*TO BE DONE*.
Among the lines below, keep only those from the one containing "What TikZ code" through the one containing "(0,0) rectangle (794,447);", and reproduce them exactly.

*SOURCE DATA*.
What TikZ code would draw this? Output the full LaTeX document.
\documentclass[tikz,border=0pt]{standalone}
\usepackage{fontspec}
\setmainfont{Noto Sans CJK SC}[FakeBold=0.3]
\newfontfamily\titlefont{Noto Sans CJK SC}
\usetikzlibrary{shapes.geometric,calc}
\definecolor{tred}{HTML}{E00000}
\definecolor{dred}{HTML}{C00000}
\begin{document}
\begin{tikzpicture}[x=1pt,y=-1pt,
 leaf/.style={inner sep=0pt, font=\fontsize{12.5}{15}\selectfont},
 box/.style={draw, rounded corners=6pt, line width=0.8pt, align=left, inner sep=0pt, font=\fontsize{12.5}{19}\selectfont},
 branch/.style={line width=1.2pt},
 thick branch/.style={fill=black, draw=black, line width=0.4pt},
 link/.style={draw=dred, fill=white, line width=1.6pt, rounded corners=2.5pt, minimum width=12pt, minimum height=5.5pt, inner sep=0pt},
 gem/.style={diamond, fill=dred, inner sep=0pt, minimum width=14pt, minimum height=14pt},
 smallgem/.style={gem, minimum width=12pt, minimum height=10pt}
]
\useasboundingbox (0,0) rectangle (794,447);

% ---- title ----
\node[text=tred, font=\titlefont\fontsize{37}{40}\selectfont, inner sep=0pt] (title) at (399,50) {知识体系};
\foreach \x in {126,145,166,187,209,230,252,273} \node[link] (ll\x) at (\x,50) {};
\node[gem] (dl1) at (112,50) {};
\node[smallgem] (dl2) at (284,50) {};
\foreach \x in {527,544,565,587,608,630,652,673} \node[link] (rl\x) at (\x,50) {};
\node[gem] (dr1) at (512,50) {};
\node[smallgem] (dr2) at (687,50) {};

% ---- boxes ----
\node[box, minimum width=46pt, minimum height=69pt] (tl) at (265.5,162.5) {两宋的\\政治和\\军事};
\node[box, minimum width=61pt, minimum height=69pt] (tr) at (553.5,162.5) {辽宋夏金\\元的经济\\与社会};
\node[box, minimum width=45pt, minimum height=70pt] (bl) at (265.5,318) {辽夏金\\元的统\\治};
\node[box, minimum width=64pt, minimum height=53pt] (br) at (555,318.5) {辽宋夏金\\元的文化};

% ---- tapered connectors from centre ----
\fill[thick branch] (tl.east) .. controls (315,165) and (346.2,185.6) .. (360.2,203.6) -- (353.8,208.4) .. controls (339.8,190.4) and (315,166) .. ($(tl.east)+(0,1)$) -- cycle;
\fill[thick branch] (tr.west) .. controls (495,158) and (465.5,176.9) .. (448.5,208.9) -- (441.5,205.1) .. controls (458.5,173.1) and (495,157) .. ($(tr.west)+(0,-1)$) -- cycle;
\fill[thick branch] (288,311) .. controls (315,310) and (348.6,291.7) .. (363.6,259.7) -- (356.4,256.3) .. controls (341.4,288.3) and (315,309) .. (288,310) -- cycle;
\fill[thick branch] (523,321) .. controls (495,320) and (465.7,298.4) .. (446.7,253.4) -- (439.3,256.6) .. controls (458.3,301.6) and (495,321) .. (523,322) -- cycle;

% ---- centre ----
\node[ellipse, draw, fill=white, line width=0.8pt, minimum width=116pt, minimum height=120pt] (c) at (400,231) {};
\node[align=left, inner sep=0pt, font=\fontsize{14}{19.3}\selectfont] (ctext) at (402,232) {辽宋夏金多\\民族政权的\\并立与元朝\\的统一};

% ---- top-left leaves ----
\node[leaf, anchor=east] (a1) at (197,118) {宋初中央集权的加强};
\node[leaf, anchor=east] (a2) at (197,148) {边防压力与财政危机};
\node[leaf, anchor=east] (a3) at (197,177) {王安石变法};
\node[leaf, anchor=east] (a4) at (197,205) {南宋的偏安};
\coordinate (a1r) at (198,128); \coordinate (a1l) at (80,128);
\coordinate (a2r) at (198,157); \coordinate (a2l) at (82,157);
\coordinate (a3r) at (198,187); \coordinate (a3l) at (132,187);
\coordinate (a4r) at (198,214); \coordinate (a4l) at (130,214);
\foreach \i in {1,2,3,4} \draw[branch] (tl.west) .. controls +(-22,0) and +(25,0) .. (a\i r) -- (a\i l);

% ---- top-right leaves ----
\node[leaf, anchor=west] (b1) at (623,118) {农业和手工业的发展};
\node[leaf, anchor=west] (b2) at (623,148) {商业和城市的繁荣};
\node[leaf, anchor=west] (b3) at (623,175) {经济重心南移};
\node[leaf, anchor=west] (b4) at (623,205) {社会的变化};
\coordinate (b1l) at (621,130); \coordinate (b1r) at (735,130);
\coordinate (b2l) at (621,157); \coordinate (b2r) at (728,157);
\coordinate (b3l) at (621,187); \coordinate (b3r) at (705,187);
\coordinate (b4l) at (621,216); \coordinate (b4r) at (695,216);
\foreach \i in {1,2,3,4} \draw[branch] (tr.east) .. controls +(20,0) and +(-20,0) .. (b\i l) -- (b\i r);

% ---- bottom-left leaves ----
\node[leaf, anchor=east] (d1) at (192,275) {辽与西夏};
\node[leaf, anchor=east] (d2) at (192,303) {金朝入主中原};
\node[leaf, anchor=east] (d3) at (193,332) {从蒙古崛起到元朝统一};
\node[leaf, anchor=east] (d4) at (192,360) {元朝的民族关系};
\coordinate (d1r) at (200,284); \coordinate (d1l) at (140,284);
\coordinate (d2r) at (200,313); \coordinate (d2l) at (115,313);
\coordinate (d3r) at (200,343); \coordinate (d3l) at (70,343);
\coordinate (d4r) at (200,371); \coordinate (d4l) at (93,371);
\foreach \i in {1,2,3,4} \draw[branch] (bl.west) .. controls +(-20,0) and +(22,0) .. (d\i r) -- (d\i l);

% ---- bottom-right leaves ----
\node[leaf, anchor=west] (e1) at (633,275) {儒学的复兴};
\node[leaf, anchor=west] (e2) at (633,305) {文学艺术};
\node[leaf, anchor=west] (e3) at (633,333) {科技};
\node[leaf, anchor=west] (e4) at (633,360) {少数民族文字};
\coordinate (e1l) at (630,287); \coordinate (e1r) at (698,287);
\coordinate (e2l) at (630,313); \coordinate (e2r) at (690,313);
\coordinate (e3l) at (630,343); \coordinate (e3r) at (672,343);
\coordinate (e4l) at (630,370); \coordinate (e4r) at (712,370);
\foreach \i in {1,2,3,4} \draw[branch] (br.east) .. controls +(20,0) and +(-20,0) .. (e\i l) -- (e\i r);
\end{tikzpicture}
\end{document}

==

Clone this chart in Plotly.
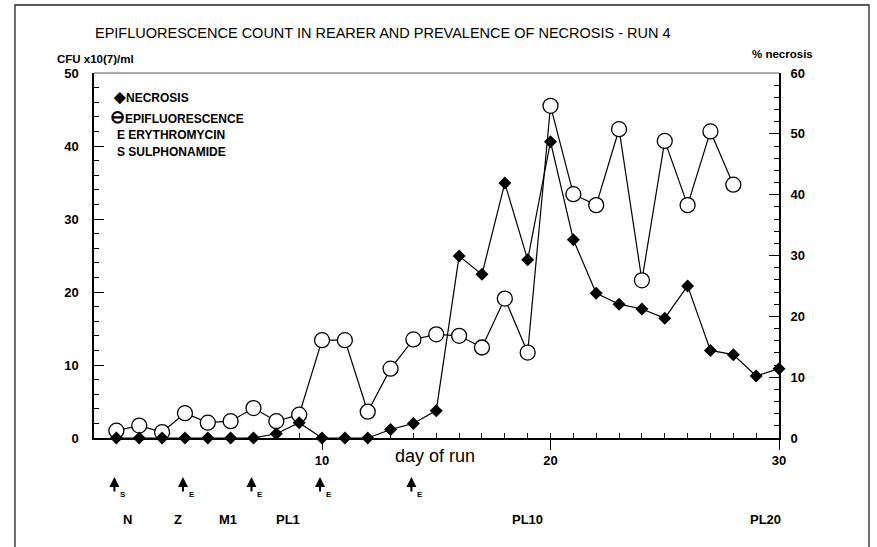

*RESPONSE TO THIS TASK*.
What TikZ code would draw this? Output the full LaTeX document.
\documentclass[tikz,border=0pt]{standalone}
\usepackage{fontspec}
\setmainfont{Noto Sans CJK SC}[FakeBold=0.3]
\newfontfamily\titlefont{Noto Sans CJK SC}
\usetikzlibrary{shapes.geometric,calc}
\definecolor{tred}{HTML}{E00000}
\definecolor{dred}{HTML}{C00000}
\begin{document}
\begin{tikzpicture}[x=1pt,y=-1pt,
 leaf/.style={inner sep=0pt, font=\fontsize{12.5}{15}\selectfont},
 box/.style={draw, rounded corners=6pt, line width=0.8pt, align=left, inner sep=0pt, font=\fontsize{12.5}{19}\selectfont},
 branch/.style={line width=1.2pt},
 thick branch/.style={fill=black, draw=black, line width=0.4pt},
 link/.style={draw=dred, fill=white, line width=1.6pt, rounded corners=2.5pt, minimum width=12pt, minimum height=5.5pt, inner sep=0pt},
 gem/.style={diamond, fill=dred, inner sep=0pt, minimum width=14pt, minimum height=14pt},
 smallgem/.style={gem, minimum width=12pt, minimum height=10pt}
]
\useasboundingbox (0,0) rectangle (794,447);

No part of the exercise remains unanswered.